High fidelity, Kodak è un titolo di un'opera del 1975-76: il titolo è un programma di poetica.
Dunque la pittura gareggia con la fotografia nella riproduzione della realtà?
Sì, potrebbe - come è evidente nella perfezione calligrafica, dalla definizione dei corpi dei giocatori, in questa come in altre opere, tratte dallo sconfinato repertorio delle immagini foto-grafiche (di qui l'ironica allusione: kodak). Lo potrebbe, se fosse questo l'intento della pittura.
E invece, neanche per sogno! L'arte non è riproduzione della realtà ma ironica presa di distanza, come si mostra dalle figure bianche non finite (cioè non colorate, il non colorato non è più verosimile e le figure mostrano il loro carattere, quello d'essere immagini dipinte), in primo piano, in fondo, a destra della mischia.
Qui le figure sembra vogliano ammonire: attenzione, la pittura non riproduce la realtà, altro che alta fedeltà - a cosa? - ma vi si deve riferire, con propri intenti, che consistono comunque nella denuncia e nella protesta sociale, sia pure portata sotto forma di ironia.
Il caso della pittura impegnata è proprio questo: qui si descrive il significato della seconda opera, il Processo a Giovanni Marini del 1974.
Noi tutti ricordiamo quegli anni del post-sessantotto, nel mondo, in Europa e a Salerno: dove si svolse, improvvisamente, ma in un clima fatto di violenze e continue provocazioni, la tragedia.
Certamente le figure della composizione sono state studiate e precisate dal punto di vista espressivo; ma lo schema compositivo comunica una serie di significati piuttosto evidenti, singolari. La figura di Marini è posta più in alto dei carabinieri, con lo sguardo fisso a un punto lontano; i colori dei visi delle guardie ricompongono quelli del tricolore rivoluzionario. La curva della luce entro cui le figure campeggiano confina, al limite sovrastante, con il riferimento a una realtà urbana stravolta e chiusa, oscura e sorda, da cui lo stesso sole stenta ad alzarsi.
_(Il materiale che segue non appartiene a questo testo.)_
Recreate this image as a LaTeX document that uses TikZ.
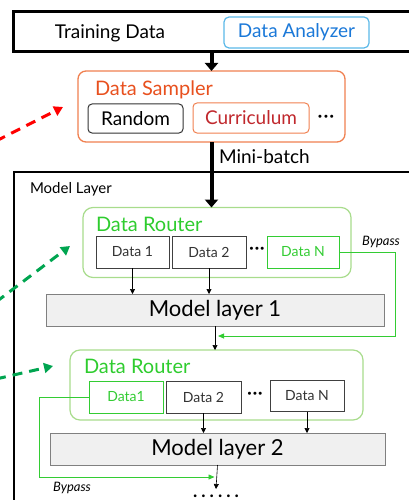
\documentclass[tikz,border=0pt]{standalone}
\usepackage{fontspec}
\setmainfont{Lato}
\usetikzlibrary{arrows.meta}
\definecolor{anblue}{HTML}{5BB8E8}
\definecolor{antext}{HTML}{1A78D8}
\definecolor{samporange}{HTML}{F08050}
\definecolor{samptext}{HTML}{E8501E}
\definecolor{currtext}{HTML}{C0282D}
\definecolor{routeline}{HTML}{A8DC8C}
\definecolor{routetext}{HTML}{2ECC2E}
\definecolor{passgreen}{HTML}{33CC33}
\definecolor{dashgreen}{HTML}{00A550}
\definecolor{layerfill}{HTML}{F0F0F0}

\begin{document}
\begin{tikzpicture}[x=1pt, y=-1pt, every node/.style={inner sep=0pt, outer sep=0pt},
  frame/.style={draw=black, anchor=north west},
  databox/.style={draw=black!75, line width=0.8pt, minimum height=32, font=\fontsize{14}{16}\selectfont, text=black!80},
  greenbox/.style={databox, draw=passgreen, text=passgreen},
  router/.style={draw=routeline, line width=1.2pt, rounded corners=10pt, minimum width=#1, minimum height=70},
  layer/.style={draw=black!50, fill=layerfill, line width=0.8pt, minimum height=32, font=\fontsize{22}{24}\selectfont},
  bigarrow/.style={line width=4pt, -{Triangle[length=8pt, width=13pt]}},
  thinarrow/.style={line width=0.6pt, -{Triangle[length=5pt, width=5pt]}},
  bypass/.style={draw=passgreen, line width=0.8pt, -{Triangle[length=6pt, width=5pt]}},
  hint/.style={line width=3pt, dash pattern=on 10pt off 7pt, -{Triangle[length=9pt, width=10pt]}},
  gap/.style={font=\fontsize{16}{18}\selectfont\bfseries},
  passlabel/.style={font=\fontsize{13}{15}\selectfont\itshape}]
\useasboundingbox (0,0) rectangle (408,500);

\node[frame, line width=3pt, minimum width=420, minimum height=40] (top) at (13,12) {};
\node (train) at (110,33) {\fontsize{19}{22}\selectfont Training Data};
\node[draw=anblue, line width=1.2pt, rounded corners=5pt, minimum width=145, minimum height=31, text=antext, font=\fontsize{19}{22}\selectfont] (analyzer) at (296.5,32.5) {Data Analyzer};

\node[draw=samporange, line width=1.3pt, rounded corners=8pt, minimum width=267, minimum height=71] (sampler) at (211.5,106.5) {};
\node[anchor=west, text=samptext, font=\fontsize{20}{22}\selectfont] (samptitle) at (95,90) {Data Sampler};
\node[draw=black!80, line width=1pt, rounded corners=4pt, minimum width=95, minimum height=29, font=\fontsize{19}{22}\selectfont] (random) at (135.5,118.5) {Random};
\node[draw=samporange, line width=1pt, rounded corners=4pt, minimum width=116, minimum height=30, text=currtext, font=\fontsize{19}{22}\selectfont] (curriculum) at (251,118) {Curriculum};
\node[gap] (sampdots) at (326,118) {·\hspace{1.5pt}·\hspace{1.5pt}·};
\draw[bigarrow] (top.south -| sampler.north) -- (sampler.north);

\coordinate (redstart) at (-4,141);
\coordinate (redend) at (63,107);
\draw[hint, red] (redstart) -- (redend);

\node[frame, line width=2pt, minimum width=420, minimum height=360] (model) at (14,172) {};
\node[anchor=west, font=\fontsize{15}{17}\selectfont] (modeltitle) at (30,189) {Model Layer};

\node[router=268] (router1) at (217,242.5) {};
\node[anchor=west, text=routetext, font=\fontsize{20}{22}\selectfont] (r1title) at (96,224) {Data Router};
\node[databox, minimum width=73] (d11) at (132.5,252) {Data 1};
\node[databox, minimum width=74] (d12) at (209,252) {Data 2};
\node[gap] (r1dots) at (257,250) {·\hspace{1pt}·\hspace{1pt}·};
\node[greenbox, minimum width=72] (d1n) at (303,252) {Data N};
\draw[bigarrow] (sampler.south) -- (sampler.south |- router1.north);
\node[anchor=west, font=\fontsize{19}{22}\selectfont] (minibatch) at (219,157) {Mini-batch};

\coordinate (g1start) at (-4,302);
\coordinate (g1end) at (70,246);
\draw[hint, dashgreen] (g1start) -- (g1end);

\node[layer, minimum width=338] (ml1) at (215,310) {Model layer 1};
\draw[thinarrow] (d11.south) -- (d11.south |- ml1.north);
\draw[thinarrow] (d12.south) -- (d12.south |- ml1.north);
\coordinate (b1) at (395,336);
\draw[bypass] (d1n.east) -| (b1) -- ([xshift=3pt]ml1.south |- b1);
\node[passlabel] (pass1) at (381,242) {Bypass};

\node[router=293] (router2) at (216.5,385) {};
\node[anchor=west, text=routetext, font=\fontsize{20}{22}\selectfont] (r2title) at (84,366) {Data Router};
\node[greenbox, minimum width=74] (d21) at (126,397) {Data1};
\node[databox, minimum width=75] (d22) at (203.5,397) {Data 2};
\node[gap] (r2dots) at (255,395) {·\hspace{1pt}·\hspace{1pt}·};
\node[databox, minimum width=74, minimum height=31] (d2n) at (307,396) {Data N};
\draw[thinarrow] (ml1.south) -- (ml1.south |- router2.north);

\coordinate (g2start) at (-4,379);
\coordinate (g2end) at (53,366);
\draw[hint, dashgreen] (g2start) -- (g2end);

\node[layer, minimum width=335] (ml2) at (217.5,449) {Model layer 2};
\draw[thinarrow] (d22.south) -- (d22.south |- ml2.north);
\draw[thinarrow] (d2n.south) -- (d2n.south |- ml2.north);
\coordinate (b2) at (39,477);
\draw[bypass] (d21.west) -| (b2) -- ([xshift=-3pt]ml2.south |- b2);
\node[passlabel] (pass2) at (72,488) {Bypass};

\node[anchor=base] (moredots) at (216,497.5) {\fontsize{18}{20}\selectfont\textbf{.\hspace{4pt}.\hspace{4pt}.\hspace{4pt}.\hspace{4pt}.\hspace{4pt}.}};
\coordinate (moreend) at (216,489);
\draw[thinarrow] (ml2.south) -- (moreend);
\end{tikzpicture}
\end{document}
Senza spingersi lontano, cosa che certamente la stessa chiarezza delle composizioni non ammetterebbe, e quindi per il medesimo amore per il concreto che ispira Quarta, si potrebbe dire che le due composizioni rinviano comunque al problema del rapporto tra immagine e realtà (in particolare la prima, 1975-6); e, quanto al dipinto del 1974, credo che oggi lo si potrebbe descrivere, con grande efficacia, dal punto di vista del rapporto tra il tempo e le grandi passioni: un tema di fedeltà anche questo, ma questa volta di fedeltà alla passione politica, che s'incarica di trasformare un fatto tragico degli anni Settanta in un monumento, perché gli uomini possano ricordare.